There is a sparsity and ugliness to Wormwood’s songwriting that underscores the Boston duo’s vision of negativity. This EP was recorded in all-analogue at Boston’s Mystic Valley Studios in a process that is laborious but worth the effort. In this case, Wormwood were not searching for a retro/vintage vibe, but rather for a simple, stark heaviness in order to convey their message of hopelessness. So while the compositions are lean and tight, the sound is fat and meaty.

This self-titled EP marks a debut not only for the band but also for Chris Pupecki as a lead vocalist. In his other outfit, Doomriders, Pupecki had only ever contributed backing vocals, and so he was stepping into the unknown on this recording. His performance here is remarkable: a breathless Tom G Warrior in a hardcore world.

On songs such as ‘White Plague’ Pupecki’s voice – as well as his guitar and bass – lends a sense of Celtic Frost-meets-Cerebral Fix-meets-Gang Green, perhaps with an undertone of Godflesh. And while in Doomriders he steers clear of pedals, here he has been set free to get as fuzzed-out and/or crusty as he likes. Long-time friend and cohort Chris Bevilacqua pummels his drum kit with equal venom. There is a wild freedom to this EP that is exciting and invigorating.
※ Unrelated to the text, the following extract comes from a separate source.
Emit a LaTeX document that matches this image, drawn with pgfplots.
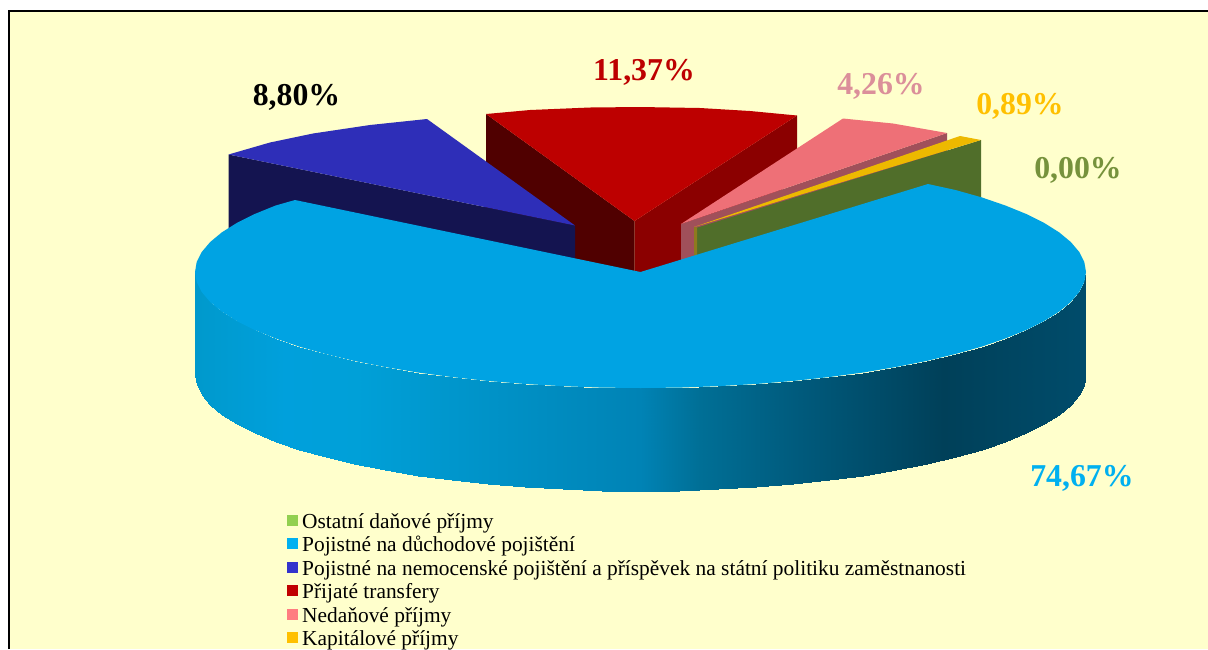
\documentclass[border=0pt]{standalone}
\usepackage{pgfplots}
\pgfplotsset{compat=1.18}
\usepackage{fontspec}
\setmainfont{Liberation Serif}
\definecolor{bg}{HTML}{FFFFCC}
\definecolor{bigtop}{HTML}{00A3E3}
\definecolor{navytop}{HTML}{2E2EB8}
\definecolor{navyside}{HTML}{141450}
\definecolor{redtop}{HTML}{BD0000}
\definecolor{redleft}{HTML}{500000}
\definecolor{redright}{HTML}{8B0000}
\definecolor{pinktop}{HTML}{EE7077}
\definecolor{pinkside}{HTML}{A0505A}
\definecolor{yellowtop}{HTML}{EDB900}
\definecolor{yellowside}{HTML}{8E7A1E}
\definecolor{greenside}{HTML}{506E2A}
\newcommand{\lab}{\fontsize{31.8}{31.8}\selectfont\bfseries}
\begin{document}
\begin{tikzpicture}
\path[use as bounding box] (0,0) rectangle (1208pt,649pt);
\begin{axis}[
  at={(0,0)}, anchor=south west,
  scale only axis, width=1208pt, height=649pt,
  xmin=0, xmax=1208, ymin=0, ymax=649, y dir=reverse,
  hide axis, clip=true,
  colormap={side}{rgb255(195)=(0,153,204) rgb255(285)=(0,160,220) rgb255(356)=(0,160,216)
    rgb255(640)=(0,131,181) rgb255(700)=(0,111,150) rgb255(800)=(0,90,124)
    rgb255(943)=(0,64,89) rgb255(1086)=(0,76,107)},
  legend cell align=left,
  legend image code/.code={\fill[#1,draw=none] (0pt,-1.3pt) rectangle (10.7pt,9.4pt); \path (15pt,0pt);},
  legend style={at={(axis cs:287,512.5)}, anchor=north west, draw=none, fill=none,
    inner sep=0pt, outer sep=0pt, row sep=0pt,
    font=\fontsize{21.4}{21.4}\selectfont,
    nodes={inner sep=0pt, text height=15.7pt, text depth=7.8pt}},
]
% background and frame
\addplot[forget plot, fill=bg, draw=none] coordinates {(8,10) (1208,10) (1208,649) (8,649)} --cycle;
\addplot[forget plot, draw=black, line width=2.4pt] coordinates {(8.7,649) (8.7,10.7) (1208,10.7)};
% red slice
\addplot[forget plot, fill=redleft, draw=none] coordinates {(486,114) (634.5,221) (634.5,290) (486,260)} --cycle;
\addplot[forget plot, fill=redright, draw=none] coordinates {(797,115.5) (634.5,221) (634.5,285) (700,270) (797,175)} --cycle;
\addplot[forget plot, fill=redtop, draw=none] coordinates {(486,114) (530,110) (590,107.5) (640,107) (700,108) (750,111) (797,115.5) (634.5,221)} --cycle;
% navy slice
\addplot[forget plot, fill=navyside, draw=none] coordinates {(228.5,154.5) (575,225.5) (575,290) (228.5,250)} --cycle;
\addplot[forget plot, fill=navytop, draw=none] coordinates {(228.5,154.5) (270,142.5) (313,133.5) (370,125) (427,119) (575,225.5)} --cycle;
% pink slice
\addplot[forget plot, fill=pinkside, draw=none] coordinates {(681,224) (947,133) (947,180) (681,300)} --cycle;
\addplot[forget plot, fill=pinktop, draw=none] coordinates {(681,224) (843,118.5) (893,123.5) (947,133)} --cycle;
% green (0,00 %) and yellow
\addplot[forget plot, fill=greenside, draw=none] coordinates {(696,228) (981,140) (981,240) (696,300)} --cycle;
\addplot[forget plot, fill=yellowside, draw=none] coordinates {(694,227) (697,227.5) (697,300) (694,300)} --cycle;
\addplot[forget plot, fill=yellowtop, draw=none] coordinates {(694,227) (960,136) (981,140)} --cycle;
% big slice: side wall
\addplot[forget plot, surf, shader=interp, mesh/rows=2, point meta=x] table {
x y
1086 272
1084.3 282.1
1079.2 292.1
1070.8 302
1059.1 311.7
1044.3 321
1026.3 330
1005.4 338.5
981.8 346.6
955.5 354
926.9 360.9
896 367
863.3 372.5
828.8 377.1
792.9 381
755.8 384
717.8 386.2
679.3 387.6
640.5 388
601.7 387.6
563.2 386.2
525.2 384
488.1 381
452.2 377.1
417.7 372.5
385 367
354.1 360.9
325.5 354
299.2 346.6
275.6 338.5
254.7 330
236.7 321
221.9 311.7
210.2 302
201.8 292.1
196.7 282.1
195 272
1086 375
1084.3 385.1
1079.2 395.1
1070.8 405
1059.1 414.7
1044.3 424
1026.3 433
1005.4 441.5
981.8 449.6
955.5 457
926.9 463.9
896 470
863.3 475.5
828.8 480.1
792.9 484
755.8 487
717.8 489.2
679.3 490.6
640.5 491
601.7 490.6
563.2 489.2
525.2 487
488.1 484
452.2 480.1
417.7 475.5
385 470
354.1 463.9
325.5 457
299.2 449.6
275.6 441.5
254.7 433
236.7 424
221.9 414.7
210.2 405
201.8 395.1
196.7 385.1
195 375
};
% big slice: top face
\addplot[forget plot, fill=bigtop, draw=none] coordinates {
(640.5,272) (928,184) (955.5,190) (981.8,197.4) (1005.4,205.5) (1026.3,214) (1044.3,223)
(1059.1,232.3) (1070.8,242) (1079.2,251.9) (1084.3,261.9) (1086,272)
(1084.3,282.1) (1079.2,292.1) (1070.8,302) (1059.1,311.7) (1044.3,321) (1026.3,330)
(1005.4,338.5) (981.8,346.6) (955.5,354) (926.9,360.9) (896,367) (863.3,372.5)
(828.8,377.1) (792.9,381) (755.8,384) (717.8,386.2) (679.3,387.6) (640.5,388)
(601.7,387.6) (563.2,386.2) (525.2,384) (488.1,381) (452.2,377.1) (417.7,372.5)
(385,367) (354.1,360.9) (325.5,354) (299.2,346.6) (275.6,338.5) (254.7,330)
(236.7,321) (221.9,311.7) (210.2,302) (201.8,292.1) (196.7,282.1) (195,272)
(196.7,261.9) (201.8,251.9) (210.2,242) (221.9,232.3) (236.7,223) (254.7,214)
(275.6,205.5) (295,200)
} --cycle;
% labels
\node[anchor=base, text=black] at (axis cs:296.5,105) {\lab 8,80\%};
\node[anchor=base, text=redtop] at (axis cs:644,80) {\lab 11,37\%};
\node[anchor=base, text={rgb,255:red,219;green,143;blue,154}] at (axis cs:881,94) {\lab 4,26\%};
\node[anchor=base, text={rgb,255:red,255;green,192;blue,0}] at (axis cs:1020,114) {\lab 0,89\%};
\node[anchor=base, text={rgb,255:red,118;green,146;blue,60}] at (axis cs:1078,178) {\lab 0,00\%};
\node[anchor=base, text={rgb,255:red,0;green,176;blue,240}] at (axis cs:1082,486) {\lab 74,67\%};
% legend
\addlegendimage{fill={rgb,255:red,146;green,208;blue,80}}
\addlegendentry{Ostatní daňové příjmy}
\addlegendimage{fill={rgb,255:red,0;green,176;blue,240}}
\addlegendentry{Pojistné na důchodové pojištění}
\addlegendimage{fill={rgb,255:red,51;green,51;blue,204}}
\addlegendentry{Pojistné na nemocenské pojištění a příspěvek na státní politiku zaměstnanosti}
\addlegendimage{fill={rgb,255:red,192;green,0;blue,0}}
\addlegendentry{Přijaté transfery}
\addlegendimage{fill={rgb,255:red,255;green,124;blue,128}}
\addlegendentry{Nedaňové příjmy}
\addlegendimage{fill={rgb,255:red,255;green,192;blue,0}}
\addlegendentry{Kapitálové příjmy}
\end{axis}
\end{tikzpicture}
\end{document}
Lyrically, Pupecki engages in the timeless protestations of the alienated. “I’d rather die… than live your life… look what we’ve done” he storms on the brilliant ‘I’d Rather Die’. This track is perhaps the most memorable of them all, although each song is a concise and intelligently edited-down snapshot of spite, refusal, rebellion and dejection. Rarely is the manifestation of misery such a positive, enjoyable experience.